Afrikaans is considered a sister language of the Dutch language and was previously called Cape Dutch, as the settlers were concentrated in Cape Town. However, modern Afrikaans is in fact an accumulation of many other influences, which include other languages, both foreign and indigenous. The vocabulary for Afrikaans came from the Khoisan languages, German, Malay, Portuguese and several Bantu languages, with about a 90% to 95% similarity to the lexicon of Dutch.
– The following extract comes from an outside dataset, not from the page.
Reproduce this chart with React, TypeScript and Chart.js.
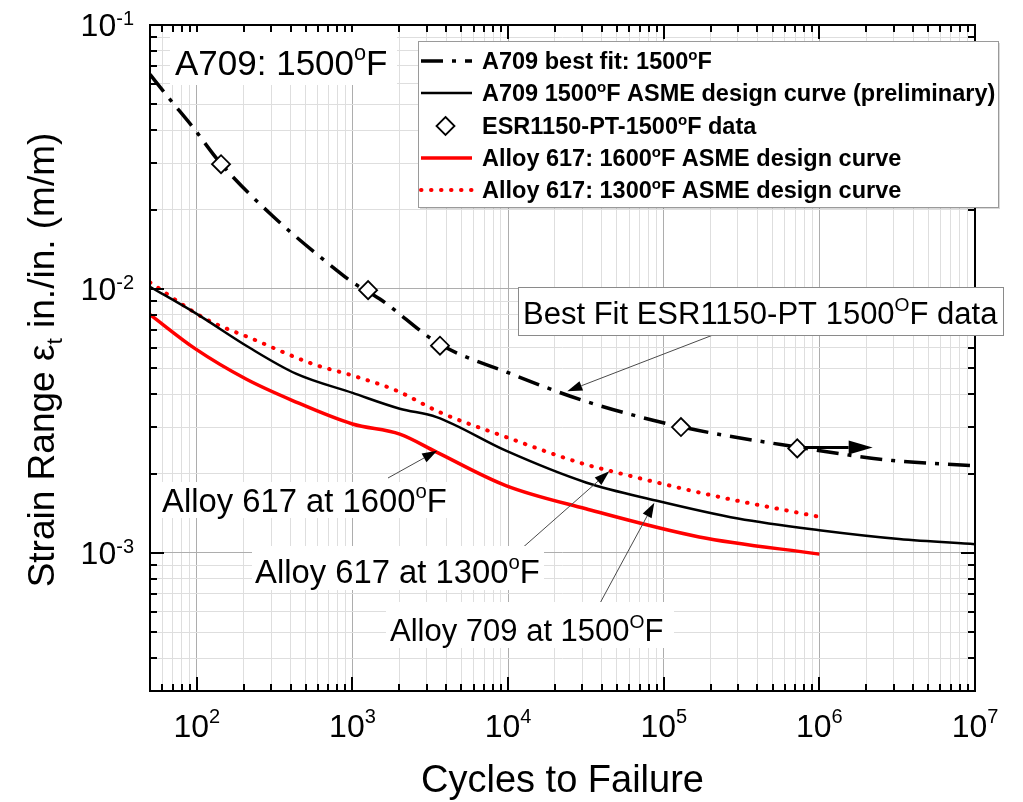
import React, { useEffect, useRef } from 'react';
import { Chart, registerables } from 'chart.js';

Chart.register(...registerables);

// ---------------- Data ----------------
const bestFitCycles = [50, 65, 94, 141, 307, 823, 1000, 1500, 3650, 10000, 30800, 128000, 713000, 2950000, 10000000];
const bestFitStrain = [0.065, 0.0535, 0.0411, 0.0301, 0.0189, 0.01156, 0.0106, 0.00916, 0.00617, 0.00482, 0.00377, 0.00301, 0.00252, 0.00224, 0.00214];

const designCycles = [50, 98, 217, 433, 1000, 2014, 3470, 9670, 31600, 89000, 300000, 1000000, 3250000, 10000000];
const designStrain = [0.0102, 0.0081, 0.006, 0.00478, 0.00404, 0.00352, 0.00327, 0.00244, 0.00185, 0.00158, 0.00135, 0.00122, 0.00113, 0.00108];

const testCycles = [143, 1260, 3650, 129000, 721000];
const testStrain = [0.0297, 0.0099, 0.0061, 0.003, 0.00249];

const alloy617at1600Cycles = [50, 98, 207, 412, 1000, 2014, 3470, 9670, 31600, 169000, 1000000];
const alloy617at1600Strain = [0.008, 0.00593, 0.00456, 0.00378, 0.00308, 0.00282, 0.00241, 0.0018, 0.00147, 0.00115, 0.00099];

const alloy617at1300Cycles = [50, 114, 228, 556, 1000, 1920, 3650, 9670, 30100, 44700, 207000, 1000000];
const alloy617at1300Strain = [0.0106, 0.0077, 0.00647, 0.0052, 0.0047, 0.00412, 0.00341, 0.00275, 0.00218, 0.00205, 0.00165, 0.00137];

const seriesLabels = [
  'A709 best fit: 1500°F',
  'A709 1500°F ASME design curve (preliminary)',
  'ESR1150-PT-1500°F data',
  'Alloy 617: 1600°F ASME design curve',
  'Alloy 617: 1300°F ASME design curve',
];

const xRange = [50, 1e7];
const yRange = [3e-4, 0.1];
const xTickExponents = [2, 3, 4, 5, 6, 7];
const yTickExponents = [-3, -2, -1];
const xTitle = 'Cycles to Failure';

// ---------------- Helpers ----------------
const FONT = '"Liberation Sans", Arial, Helvetica, sans-serif';

type Part = { t: string; k?: 'sup' | 'sub' };

function logTicks(min: number, max: number): number[] {
  const out: number[] = [];
  const e0 = Math.floor(Math.log10(min));
  const e1 = Math.ceil(Math.log10(max));
  for (let e = e0; e <= e1; e++) {
    for (let m = 1; m <= 9; m++) {
      const v = parseFloat((m * Math.pow(10, e)).toPrecision(6));
      if (v >= min * (1 - 1e-9) && v <= max * (1 + 1e-9)) out.push(v);
    }
  }
  return out;
}

const isMajor = (v: number) => Math.abs(Math.log10(v) - Math.round(Math.log10(v))) < 1e-6;

const zip = (xs: number[], ys: number[]) => xs.map((x, i) => ({ x, y: ys[i] }));

function degParts(s: string): Part[] {
  const pieces = s.split('°');
  const out: Part[] = [];
  pieces.forEach((p, i) => {
    if (i > 0) out.push({ t: 'o', k: 'sup' });
    if (p) out.push({ t: p });
  });
  return out;
}

function drawRich(
  ctx: CanvasRenderingContext2D,
  parts: Part[],
  x: number,
  y: number,
  size: number,
  opts: { bold?: boolean; align?: 'left' | 'center' | 'right'; supSize?: number; supRise?: number; color?: string } = {}
) {
  const b = opts.bold ? 'bold ' : '';
  const small = opts.supSize ?? size * 0.62;
  const rise = opts.supRise ?? size * 0.42;
  let w = 0;
  const widths = parts.map((p) => {
    ctx.font = `${b}${p.k ? small : size}px ${FONT}`;
    const ww = ctx.measureText(p.t).width;
    w += ww;
    return ww;
  });
  let cx = opts.align === 'center' ? x - w / 2 : opts.align === 'right' ? x - w : x;
  ctx.textAlign = 'left';
  ctx.textBaseline = 'alphabetic';
  ctx.fillStyle = opts.color ?? '#000';
  parts.forEach((p, i) => {
    ctx.font = `${b}${p.k ? small : size}px ${FONT}`;
    const dy = p.k === 'sup' ? -rise : p.k === 'sub' ? size * 0.22 : 0;
    ctx.fillText(p.t, cx, y + dy);
    cx += widths[i];
  });
  return w;
}

function drawArrow(
  ctx: CanvasRenderingContext2D,
  x1: number, y1: number, x2: number, y2: number,
  lineColor: string, lineWidth: number, headLen: number, headHalf: number
) {
  const ang = Math.atan2(y2 - y1, x2 - x1);
  const bx = x2 - Math.cos(ang) * headLen;
  const by = y2 - Math.sin(ang) * headLen;
  ctx.save();
  ctx.strokeStyle = lineColor;
  ctx.lineWidth = lineWidth;
  ctx.beginPath();
  ctx.moveTo(x1, y1);
  ctx.lineTo(bx, by);
  ctx.stroke();
  ctx.fillStyle = '#000';
  ctx.beginPath();
  ctx.moveTo(x2, y2);
  ctx.lineTo(bx + Math.sin(ang) * headHalf, by - Math.cos(ang) * headHalf);
  ctx.lineTo(bx - Math.sin(ang) * headHalf, by + Math.cos(ang) * headHalf);
  ctx.closePath();
  ctx.fill();
  ctx.restore();
}

// Text annotations (canvas pixel layout)
const textNotes: { parts: Part[]; x: number; y: number; size: number; box: [number, number, number, number]; border?: boolean }[] = [
  { parts: [{ t: 'A709: 1500' }, { t: 'o', k: 'sup' }, { t: 'F' }], x: 175, y: 75, size: 35, box: [170, 32, 227, 53] },
  { parts: [{ t: 'Best Fit ESR1150-PT 1500' }, { t: 'O', k: 'sup' }, { t: 'F data' }], x: 523, y: 324, size: 31, box: [518, 287, 485, 48], border: true },
  { parts: [{ t: 'Alloy 617 at 1600' }, { t: 'o', k: 'sup' }, { t: 'F' }], x: 162, y: 512, size: 32.8, box: [158, 482, 292, 36] },
  { parts: [{ t: 'Alloy 617 at 1300' }, { t: 'o', k: 'sup' }, { t: 'F' }], x: 255, y: 583, size: 32.8, box: [252, 546, 292, 44] },
  { parts: [{ t: 'Alloy 709 at 1500' }, { t: 'O', k: 'sup' }, { t: 'F' }], x: 390, y: 641, size: 31, box: [386, 602, 288, 46] },
];

// Leader arrows: tail in canvas pixels, tip at a data point on the curve
const arrowNotes: { from: [number, number]; to: [number, number] }[] = [
  { from: [713, 335], to: [24000, 0.0041] },
  { from: [388, 478], to: [3500, 0.00244] },
  { from: [520, 550], to: [44700, 0.00204] },
  { from: [599, 605], to: [87000, 0.00155] },
];
// Run-out arrow (data coordinates)
const runoutArrow = { from: [790000, 0.00251], to: [2200000, 0.00251] };

const legendBox = { x: 418, y: 41, w: 580, h: 166, rowY: [61, 93, 126, 158, 190], sampleX: [421, 472], textX: 482, size: 23.5 };

const framePlugin = {
  id: 'frameAndNotes',
  afterDraw(chart: any) {
    const ctx: CanvasRenderingContext2D = chart.ctx;
    const { left, right, top, bottom } = chart.chartArea;
    const xs = chart.scales.x;
    const ys = chart.scales.y;
    ctx.save();

    // frame
    ctx.strokeStyle = '#000';
    ctx.lineWidth = 2;
    ctx.strokeRect(left, top, right - left, bottom - top);

    // inward ticks on all four sides
    ctx.strokeStyle = '#000';
    ctx.lineWidth = 2;
    ctx.beginPath();
    xs.ticks.forEach((t: any) => {
      const px = Math.round(xs.getPixelForValue(t.value));
      const len = isMajor(t.value) ? 14 : 7;
      ctx.moveTo(px, bottom);
      ctx.lineTo(px, bottom - len);
      ctx.moveTo(px, top);
      ctx.lineTo(px, top + len);
    });
    ys.ticks.forEach((t: any) => {
      const py = Math.round(ys.getPixelForValue(t.value));
      const len = isMajor(t.value) ? 14 : 7;
      ctx.moveTo(left, py);
      ctx.lineTo(left + len, py);
      ctx.moveTo(right, py);
      ctx.lineTo(right - len, py);
    });
    ctx.stroke();

    // tick labels
    xTickExponents.forEach((e) => {
      const px = xs.getPixelForValue(Math.pow(10, e));
      drawRich(ctx, [{ t: '10' }, { t: String(e), k: 'sup' }], px, 737, 32, { align: 'center', supSize: 20, supRise: 14 });
    });
    yTickExponents.forEach((e) => {
      const py = ys.getPixelForValue(Math.pow(10, e));
      drawRich(ctx, [{ t: '10' }, { t: String(e), k: 'sup' }], 134, py + 11, 32, { align: 'right', supSize: 20, supRise: 11 });
    });

    // axis titles
    drawRich(ctx, [{ t: xTitle }], (left + right) / 2, 792, 38, { align: 'center' });
    ctx.save();
    ctx.translate(54, 360);
    ctx.rotate(-Math.PI / 2);
    drawRich(ctx, [{ t: 'Strain Range ε' }, { t: 't', k: 'sub' }, { t: ' in./in. (m/m)' }], 0, 0, 37, { align: 'center' });
    ctx.restore();

    // leader arrows
    arrowNotes.forEach((a) => {
      const tx = xs.getPixelForValue(a.to[0]);
      const ty = ys.getPixelForValue(a.to[1]);
      drawArrow(ctx, a.from[0], a.from[1], tx, ty, '#4a4a4a', 1, 15, 5);
    });
    {
      const x1 = xs.getPixelForValue(runoutArrow.from[0]);
      const y1 = ys.getPixelForValue(runoutArrow.from[1]);
      const x2 = xs.getPixelForValue(runoutArrow.to[0]);
      const y2 = ys.getPixelForValue(runoutArrow.to[1]);
      drawArrow(ctx, x1, y1, x2, y2, '#000', 3, 24, 7);
    }

    // text notes
    textNotes.forEach((n) => {
      const [bx, by, bw, bh] = n.box;
      ctx.fillStyle = '#fff';
      ctx.fillRect(bx, by, bw, bh);
      if (n.border) {
        ctx.strokeStyle = '#8a8a8a';
        ctx.lineWidth = 1;
        ctx.strokeRect(bx + 0.5, by + 0.5, bw, bh);
      }
      drawRich(ctx, n.parts, n.x, n.y, n.size);
    });

    // legend
    const L = legendBox;
    ctx.fillStyle = 'rgba(0,0,0,0.15)';
    ctx.fillRect(L.x + 2, L.y + 2, L.w, L.h);
    ctx.fillStyle = '#fff';
    ctx.fillRect(L.x, L.y, L.w, L.h);
    ctx.strokeStyle = '#9a9a9a';
    ctx.lineWidth = 1;
    ctx.strokeRect(L.x + 0.5, L.y + 0.5, L.w, L.h);
    chart.data.datasets.forEach((ds: any, i: number) => {
      const y = L.rowY[i];
      const [sx0, sx1] = L.sampleX;
      if (ds.showLine === false) {
        const cx = (sx0 + sx1) / 2 - 1;
        const r = ds.pointRadius;
        ctx.beginPath();
        ctx.moveTo(cx, y - r);
        ctx.lineTo(cx + r, y);
        ctx.lineTo(cx, y + r);
        ctx.lineTo(cx - r, y);
        ctx.closePath();
        ctx.fillStyle = '#fff';
        ctx.fill();
        ctx.strokeStyle = ds.pointBorderColor;
        ctx.lineWidth = ds.pointBorderWidth;
        ctx.stroke();
      } else {
        ctx.save();
        ctx.strokeStyle = ds.borderColor;
        ctx.lineWidth = ds.borderWidth;
        ctx.lineCap = ds.borderCapStyle || 'butt';
        ctx.setLineDash(ds.borderDash || []);
        ctx.beginPath();
        ctx.moveTo(sx0, y);
        ctx.lineTo(sx1, y);
        ctx.stroke();
        ctx.restore();
      }
      drawRich(ctx, degParts(ds.label), L.textX, y + 8, L.size, { bold: true, supSize: 15, supRise: 9 });
    });

    ctx.restore();
  },
};

const gridColor = (c: any) => (c.tick && isMajor(c.tick.value) ? '#adadad' : '#dedede');

export default function App() {
  const ref = useRef<HTMLCanvasElement | null>(null);

  useEffect(() => {
    if (!ref.current) return;
    const xTicks = logTicks(xRange[0], xRange[1]);
    const yTicks = logTicks(yRange[0], yRange[1]);
    const chart = new Chart(ref.current, {
      type: 'line',
      data: {
        datasets: [
          {
            label: seriesLabels[0],
            data: zip(bestFitCycles, bestFitStrain),
            borderColor: '#000',
            borderWidth: 3.5,
            borderDash: [22, 9, 4, 9],
            pointRadius: 0,
            pointHoverRadius: 0,
            cubicInterpolationMode: 'monotone',
            fill: false,
            order: 2,
          },
          {
            label: seriesLabels[1],
            data: zip(designCycles, designStrain),
            borderColor: '#000',
            borderWidth: 2.5,
            pointRadius: 0,
            pointHoverRadius: 0,
            cubicInterpolationMode: 'monotone',
            fill: false,
            order: 1,
          },
          {
            label: seriesLabels[2],
            data: zip(testCycles, testStrain),
            showLine: false,
            pointStyle: 'rectRot',
            pointRadius: 9,
            pointBorderWidth: 1.8,
            pointBackgroundColor: '#fff',
            backgroundColor: '#fff',
            pointBorderColor: '#000',
            borderColor: '#000',
            order: 0,
          },
          {
            label: seriesLabels[3],
            data: zip(alloy617at1600Cycles, alloy617at1600Strain),
            borderColor: '#ff0000',
            borderWidth: 3.5,
            pointRadius: 0,
            pointHoverRadius: 0,
            cubicInterpolationMode: 'monotone',
            fill: false,
            order: 3,
          },
          {
            label: seriesLabels[4],
            data: zip(alloy617at1300Cycles, alloy617at1300Strain),
            borderColor: '#ff0000',
            borderWidth: 4,
            borderDash: [0.5, 9.5],
            borderCapStyle: 'round',
            pointRadius: 0,
            pointHoverRadius: 0,
            cubicInterpolationMode: 'monotone',
            fill: false,
            order: 4,
          },
        ],
      },
      options: {
        animation: false,
        responsive: false,
        devicePixelRatio: 1,
        events: [],
        layout: { padding: { left: 150, top: 25, right: 48, bottom: 111 } },
        plugins: { legend: { display: false }, tooltip: { enabled: false } },
        scales: {
          x: {
            type: 'logarithmic',
            min: xRange[0],
            max: xRange[1],
            afterBuildTicks: (s: any) => {
              s.ticks = xTicks.map((v) => ({ value: v }));
            },
            ticks: { display: false },
            grid: { drawTicks: false, color: gridColor, lineWidth: 1 },
            border: { display: false },
          },
          y: {
            type: 'logarithmic',
            min: yRange[0],
            max: yRange[1],
            afterBuildTicks: (s: any) => {
              s.ticks = yTicks.map((v) => ({ value: v }));
            },
            ticks: { display: false },
            grid: { drawTicks: false, color: gridColor, lineWidth: 1 },
            border: { display: false },
          },
        },
      } as any,
      plugins: [framePlugin],
    } as any);
    return () => chart.destroy();
  }, []);

  return (
    <div style={{ position: 'absolute', left: 0, top: 0, width: 1023, height: 802, background: '#fff' }}>
      <canvas ref={ref} width={1023} height={802} style={{ display: 'block' }} />
    </div>
  );
}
Afrikaans is the third most widely spoken and understood language in South Africa and is also spoken in neighbouring countries like Namibia, Botswana, Zimbabwe, eSwatini and Lesotho.

Why study Afrikaans?

Afrikaans is a national asset, and is an important source of knowledge and empowerment. At the NWU we want everyone to share in the creation and enjoyment of the Afrikaans culture, specifically literature, and the development of the language as an intellectual instrument. There is a vast warehouse of indigenous knowledge on all subjects available in Afrikaans. By studying Afrikaans and Dutch, you acquire:

  • The necessary analytical and writing skills needed for many careers and situations in life.
  • The basis for success in any other university course.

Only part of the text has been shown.